The Model T Ford is essentially elemental, simple and utilitarian. It is, however, one of the most cherished collector cars of all and even though it was one of the most widely produced and ubiquitous automobiles in history, there are certain examples and variations that stand out from the rest. Among the most attractive and highly desirable Model Ts ever to leave the Ford factory was the Torpedo Roadster. It was both attractively styled and often lavishly equipped, as this 1911 example adeptly shows.

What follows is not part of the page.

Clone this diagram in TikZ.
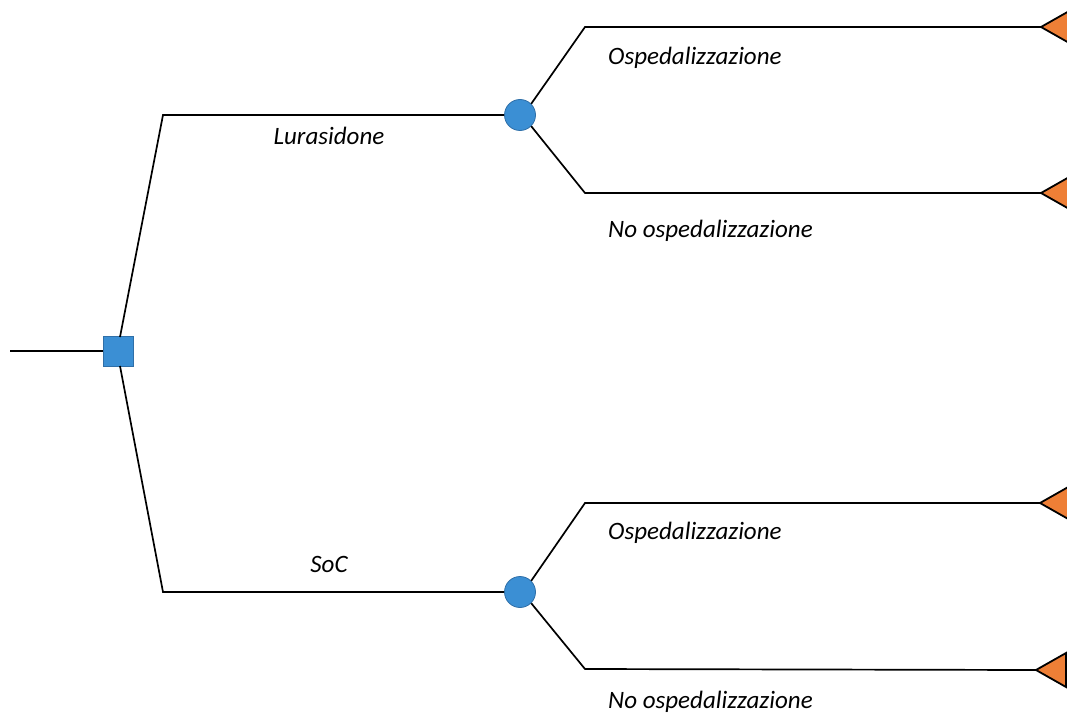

Finished in red with black fenders, it has a gorgeous black diamond tufted leather interior, tan cloth top, red Buffalo wire wheels, leather trunk with Ford script, E&J acetylene gas headlights, Hasler shocks, Ardmore exhaust whistle with exhaust cutoff, Stewart speedometer and clock, cylindrical bolster gas tank, Ruxstell two-speed rear end and two-speed planetary gearbox coupled to the venerable 177 cubic inch four.
From 1917 on the Model T featured black paint over steel, but this 1911 is generously supplied with abundant brass, including the windshield frame, steering wheel, E&J cowl lights and gas headlamps, shock absorbers, radiator, motometer, bulb horn, carbide generator and taillight. When the windshield is folded down, there is a monocle windshield on the driver’s side, also in brass. This example was in the same caring family for many years and has been a pampered show car since at least the 1960s, as indicated by its AACA National First Prize award from 1965. Fully ground up restored during its single family stewardship, it presents extremely well and is complemented by its ample brass and lavish equipment to make for a thoroughly impressive car. Any brass Model T is a fun, competent and charming car. The Torpedo Roadster, though, is the most attractive and the most desirable, making this carefully preserved, gorgeous example the ultimate Model T for collectors.